For nearly two decades, Pensacola’s Westside plans have envisioned turning the former American Creosote Works property in Sanders Beach into a public park. For now, that vision remains on hold — not because of design disputes or local opposition, but because the land is still contaminated and the federal government has not yet secured all the money needed to clean it up.
At a meeting this week, members of the Westside Community Redevelopment Agency said the Environmental Protection Agency is moving closer to starting the first phase of cleanup at the long-polluted site. But staff also told the board the project remains short $8.6 million and that a deeper, second phase of treatment has no funding at all, keeping the city from moving ahead with park construction and complicating decisions about buying the land.

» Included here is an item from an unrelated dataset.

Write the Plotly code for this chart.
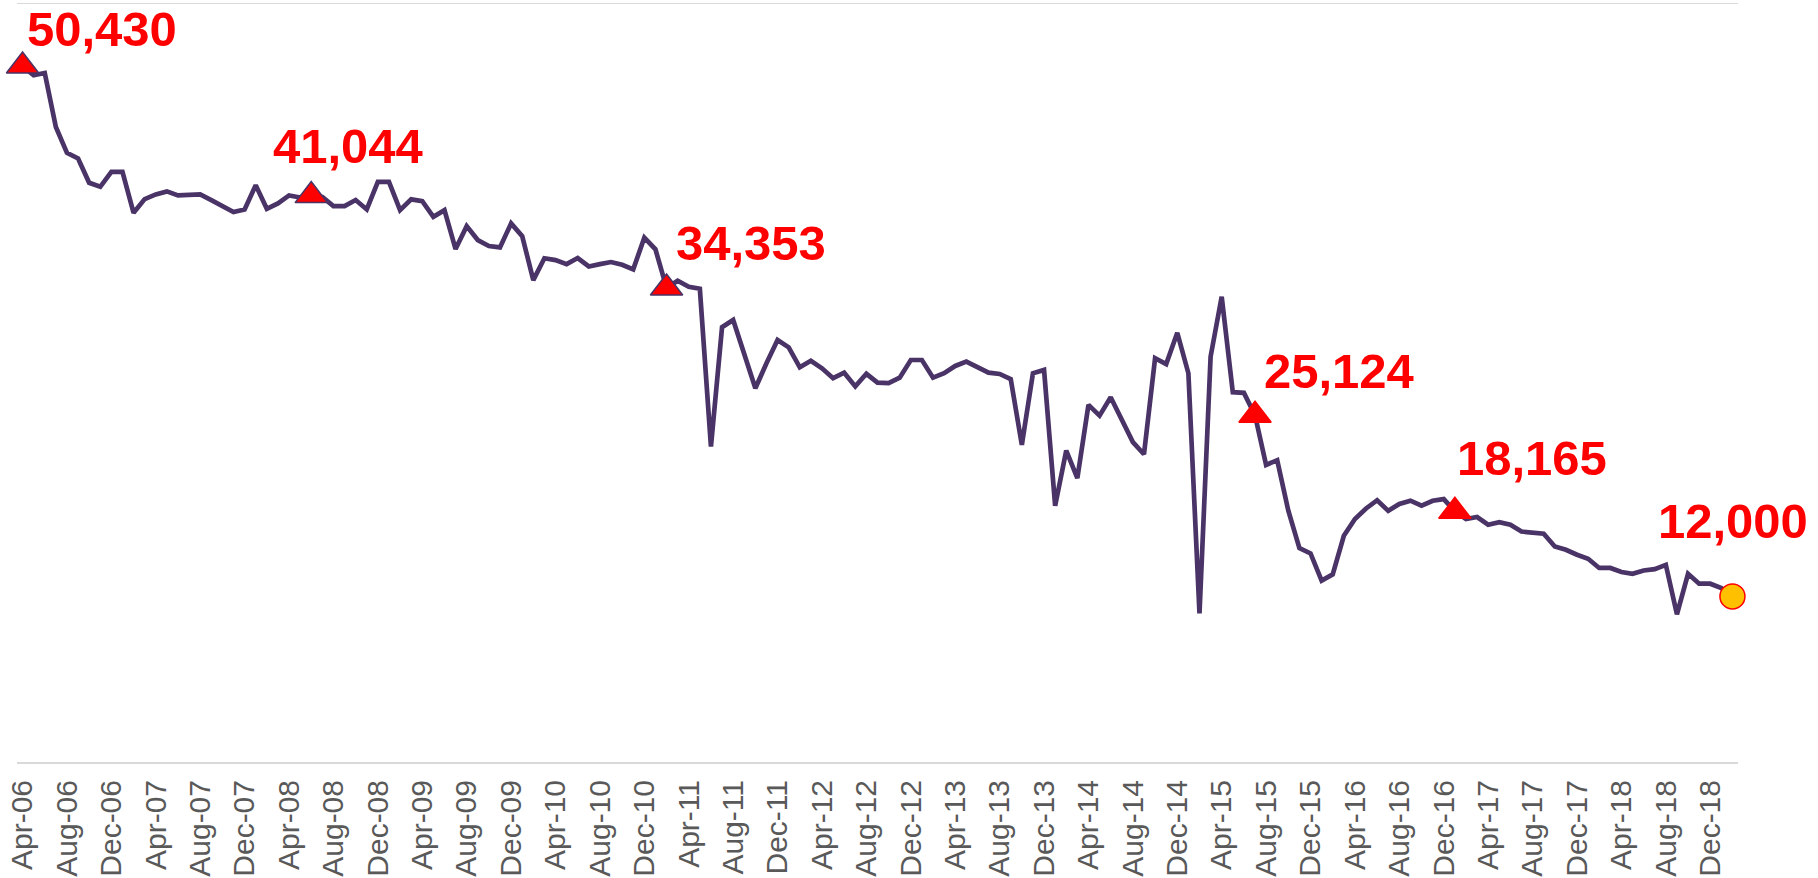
import pandas as pd
import plotly.graph_objects as go

# ---- data ----
start_month = "2006-04-01"
values = [
    50430, 49760, 49930, 46020, 44140, 43730, 41970, 41680, 42760, 42760,
    39800, 40790, 41130, 41350, 41060, 41060, 41130, 40720, 40300, 39850,
    40040, 41800, 40090, 40480, 41060, 40910, 41044, 40950, 40280, 40280,
    40720, 40040, 42040, 42040, 39990, 40770, 40640, 39510, 39990, 37170,
    38830, 37820, 37390, 37290, 39030, 38110, 34920, 36500, 36370, 36080,
    36520, 35910, 36080, 36230, 36030, 35700, 37990, 37150, 34353, 34870,
    34440, 34290, 22860, 31510, 32030, 29520, 27080, 28890, 30580, 30050,
    28600, 29080, 28530, 27810, 28210, 27220, 28130, 27490, 27450, 27850,
    29130, 29130, 27850, 28170, 28700, 29010, 28580, 28210, 28120, 27740,
    22980, 28170, 28410, 18560, 22570, 20570, 25880, 25100, 26430, 24880,
    23180, 22300, 29260, 28830, 31100, 28170, 10770, 29370, 33720, 26800,
    26750, 25124, 21530, 21870, 18210, 15500, 15110, 13150, 13600, 16390,
    17610, 18370, 18970, 18200, 18700, 18940, 18570, 18930, 19050, 18165,
    17600, 17750, 17190, 17380, 17190, 16700, 16630, 16540, 15620, 15380,
    15020, 14730, 14060, 14060, 13770, 13640, 13880, 13980, 14290, 10700,
    13640, 12920, 12920, 12600, 12000,
]
months = [d.strftime("%b-%y") for d in pd.date_range(start_month, periods=len(values), freq="MS")]

tick_labels = [
    "Apr-06", "Aug-06", "Dec-06", "Apr-07", "Aug-07", "Dec-07", "Apr-08", "Aug-08",
    "Dec-08", "Apr-09", "Aug-09", "Dec-09", "Apr-10", "Aug-10", "Dec-10", "Apr-11",
    "Aug-11", "Dec-11", "Apr-12", "Aug-12", "Dec-12", "Apr-13", "Aug-13", "Dec-13",
    "Apr-14", "Aug-14", "Dec-14", "Apr-15", "Aug-15", "Dec-15", "Apr-16", "Aug-16",
    "Dec-16", "Apr-17", "Aug-17", "Dec-17", "Apr-18", "Aug-18", "Dec-18",
]

highlight_months = ["Apr-06", "Jun-08", "Feb-11", "Jul-15", "Jan-17"]
highlight_values = [50430, 41044, 34353, 25124, 18165]
last_month = "Feb-19"
last_value = 12000

# ---- styling ----
LINE = "#4A3366"
RED = "#FF0000"
GRID = "#D9D9D9"
FONT = "Liberation Sans, Arial, sans-serif"
border_colors = [LINE, LINE, LINE, RED, RED]
label_shifts = [(79, 37), (37, 50), (84, 45), (84, 44), (77, 53)]
last_shift = (1, 75)

fig = go.Figure()
fig.add_trace(go.Scatter(
    x=months, y=values, mode="lines",
    line=dict(color=LINE, width=4.7),
    hoverinfo="x+y", showlegend=False,
))
fig.add_trace(go.Scatter(
    x=highlight_months, y=highlight_values, mode="markers",
    marker=dict(symbol="triangle-up", size=28, color=RED,
                line=dict(color=border_colors, width=1.5)),
    showlegend=False, cliponaxis=False,
))
fig.add_trace(go.Scatter(
    x=[last_month], y=[last_value], mode="markers",
    marker=dict(symbol="circle", size=25, color="#FFC000",
                line=dict(color=RED, width=1.5)),
    showlegend=False, cliponaxis=False,
))

for m, v, (dx, dy) in zip(highlight_months + [last_month],
                          highlight_values + [last_value],
                          label_shifts + [last_shift]):
    fig.add_annotation(
        x=m, y=v, text=f"{v:,}", showarrow=False,
        xanchor="center", yanchor="middle", xshift=dx, yshift=dy,
        font=dict(family=FONT, size=49, color=RED, weight="bold"),
    )

# top border line of the plot area
fig.add_shape(type="line", xref="paper", yref="y", x0=0, x1=1, y0=55000, y1=55000,
              line=dict(color=GRID, width=2), layer="below")

fig.update_layout(
    width=1818, height=878,
    margin=dict(l=17, r=80, t=3, b=116),
    paper_bgcolor="white", plot_bgcolor="white",
    font=dict(family=FONT),
    xaxis=dict(
        type="category", categoryorder="array", categoryarray=months,
        range=[-0.5, len(values) - 0.5], automargin=False,
        tickmode="array", tickvals=tick_labels, ticktext=tick_labels,
        tickangle=-90, tickfont=dict(size=30, color="#595959", family=FONT),
        ticklabelstandoff=4,
        showline=True, linecolor=GRID, linewidth=2,
        showgrid=False, ticks="", zeroline=False,
    ),
    yaxis=dict(
        range=[0, 55000], showticklabels=False, showgrid=False, automargin=False,
        zeroline=False, showline=False, ticks="",
    ),
)

fig.write_html("out.html", config={"displayModeBar": False},
               post_script="document.body.style.margin='0';")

The CRA is a special taxing district that uses dedicated funds to invest in targeted areas. The same elected officials who serve on City Council also serve as the CRA board, but in a separate legal role focused on redevelopment.
The American Creosote Works site once operated as a wood-treatment plant. The process used creosote, an oily wood preservative that can contain cancer-causing chemicals known as polycyclic aromatic hydrocarbons. Over time, those chemicals seeped into soil and groundwater. Testing has also found contamination in some nearby residential yards. Because of those risks, the federal government placed the property on the Superfund list in the early 1980s.
Superfund is the EPA’s program for the nation’s most hazardous waste sites. Under that program, the EPA sets the cleanup plan and controls the funding and timeline. Local governments can plan for reuse, but they cannot build on the land until the agency signs off on the remediation.
The property sits inside the Westside CRA, and since 2007, the agency’s plans have identified it as a future public park or green space once it is safe for people to use.
Peter Thorpe, the EPA’s remedial project manager, told the board the cleanup is divided into two parts. Phase 1 is designed to reduce immediate exposure and stabilize the site. Phase 2 relies on thermal extraction, a more complex treatment that remains unfunded.
Phase 1 is moving toward construction, he said. The U.S. Army Corps of Engineers will manage the work. Contractors are expected to bid the project in March, with a contract award in May. If that schedule holds, crews would begin digging up contaminated yards in early summer.
“We project that to take about six months or so,” Thorpe said.
After the yard work, crews would install an underground barrier wall and cap contaminated soil on the property, he said. Areas without a cap could support trees and other flexible uses. Areas with a cap would face limits on planting and construction to avoid damaging the protective layer.
Even with that progress, the project is not fully funded. Staff told the board that Phase 1 is “predominantly funded,” but still short by $8.6 million. Phase 2 has no funding at all.
“We are very confident we'll get the $8 million to fund part one,” Thorpe said. “Part two is a little more iffy.”
Thorpe said the site could still open as a park after Phase 1, even if Phase 2 is delayed. He cautioned that if thermal work happens later, crews would likely have to fence off part of the property for about a year.
Those funding uncertainties are also shaping how the city is approaching the property itself.
In 2022, the CRA set aside $100,000 to explore a possible purchase. Victoria D’Angelo, the CRA’s administrative officer, said about 60% has been spent on appraisals, title work, and other due diligence.
Councilwoman Jennifer Brahier said she believed the money was meant to move the city toward acquisition.
“I think that when we approved the $100,000, we were approving it for actual acquisition,” she said. “To hear that 60% of it is gone with nothing in the works for acquisition is just concerning.”
City officials said the city could buy the property before the cleanup is finished and that doing so would not change the EPA’s responsibility for the work. For now, however, they are choosing to wait while the federal funding picture and timeline remain unsettled.
“So EPA 100% controls the remediation,” D’Angelo said, adding that the timeline and financing decisions also rest with the federal agency. Because public amenities cannot be built until cleanup is complete, she said, the city is “kind of in a holding pattern.”
Mayor D.C. Reeves said City Hall is pressing for action even though it does not control the federal process.
“A lot of this we don't control ... at the local level,” he said, “but we aren't sitting on our hands.”
Reeves also criticized how long the property has remained on the Superfund list.
“This has been an EPA Superfund site for many, many years,” he said. “And yet it does not appear that there’s any real obligation on the EPA’s part to actually clean up these sites.”
Reeves said he and staff have met with EPA officials in Washington and have been in touch with the area’s legislative delegation about the funding gap.
“We've had two meetings with EPA in Washington DC in the last 90 days,” he said. “... Nothing's going to happen if we don't get this $8.6 million Delta taken care of.”